Question

Find the solution of $\sin x=\dfrac{-\sqrt{3}}{2}$

Answer 1

Hint: First we will write that for what value of sin of the angle we get $\dfrac{-\sqrt{3}}{2}$ , and then we will use the general solution of sin to find all the possible solutions, and we can see that there will be infinitely many solutions of x for which it gives $\sin x=\dfrac{-\sqrt{3}}{2}$.

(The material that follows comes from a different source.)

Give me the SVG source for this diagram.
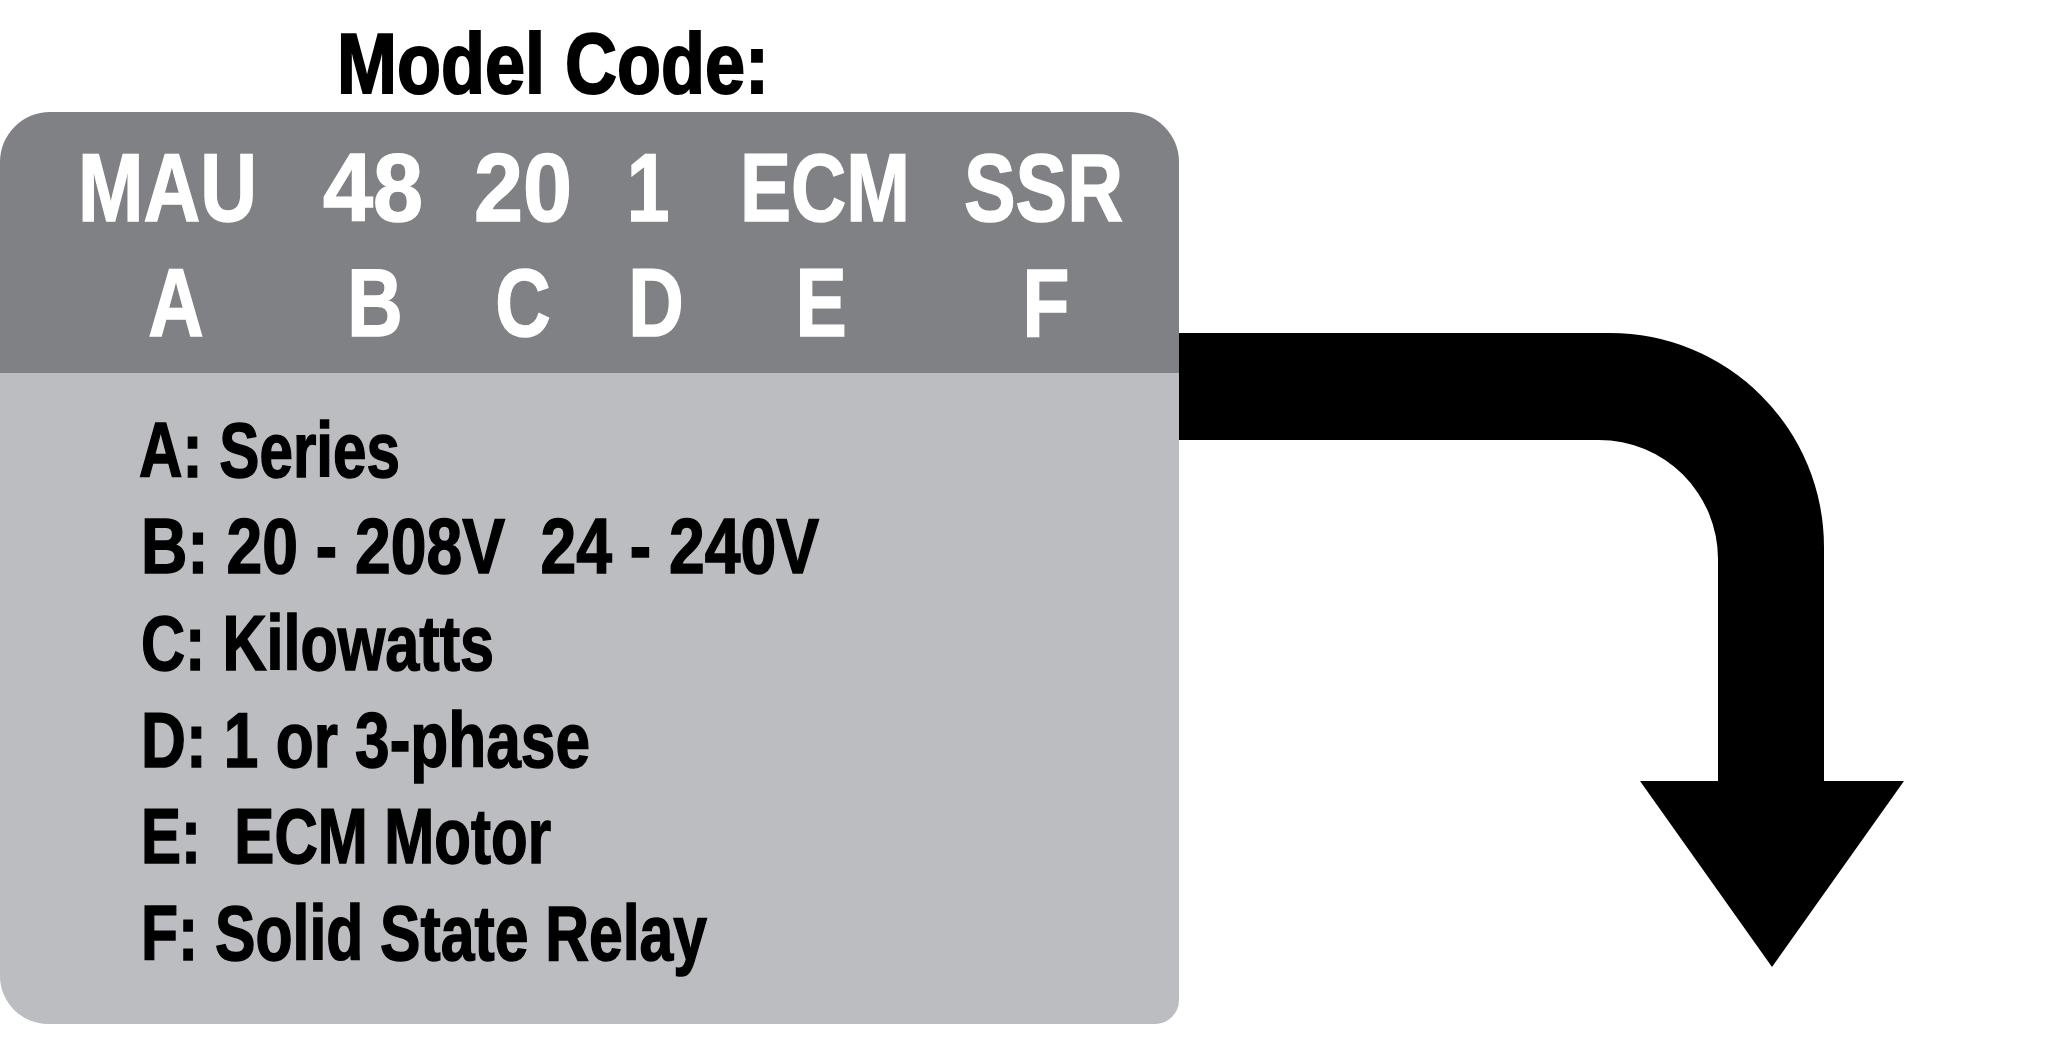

Complete step-by-step answer:
Let’s first find the value of angle for which we get $\dfrac{-\sqrt{3}}{2}$.
We know that $\sin \dfrac{\pi }{3}=\dfrac{\sqrt{3}}{2}$ ,
Now we need to find that at which quadrant sin is negative,
We know that sin is negative in ${3}^{rd}$ and ${4}^{th}$ quadrant, so if we add $\pi$ to $\dfrac{\pi }{3}$ we get,
$\pi +\dfrac{\pi }{3}=\dfrac{4\pi }{3}$
We know that $\dfrac{4\pi }{3}$ is the required value which gives $\sin x=\dfrac{-\sqrt{3}}{2}$,
Hence, we get $\sin x=\sin \dfrac{4\pi }{3}$
Now, if we have $\sin \theta =\sin \alpha$ then the general solution is:
$\theta =n\pi +{{\left( -1 \right)}^{n}}\alpha$
Now using the above formula for $\sin x=\sin \dfrac{4\pi }{3}$ we get,
$x=n\pi +{{\left( -1 \right)}^{n}}\dfrac{4\pi }{3}$ , where n = integers.
Hence, from this we can see that we will get infinitely many solutions for x.

Note: The formula for finding the general solution of sin is very important and must be kept in mind.
In the above solution we have taken the value of $\alpha$ we have taken was $\dfrac{4\pi }{3}$, but one can also take the value of $\alpha$ as $\dfrac{-\pi }{3}$ , as it lies in the ${4}^{th}$ quadrant and gives negative value for sin. And then one can use the same formula for the general solution and replace the value of $\alpha$ with $\dfrac{-\pi }{3}$ to get the answer, which is also correct.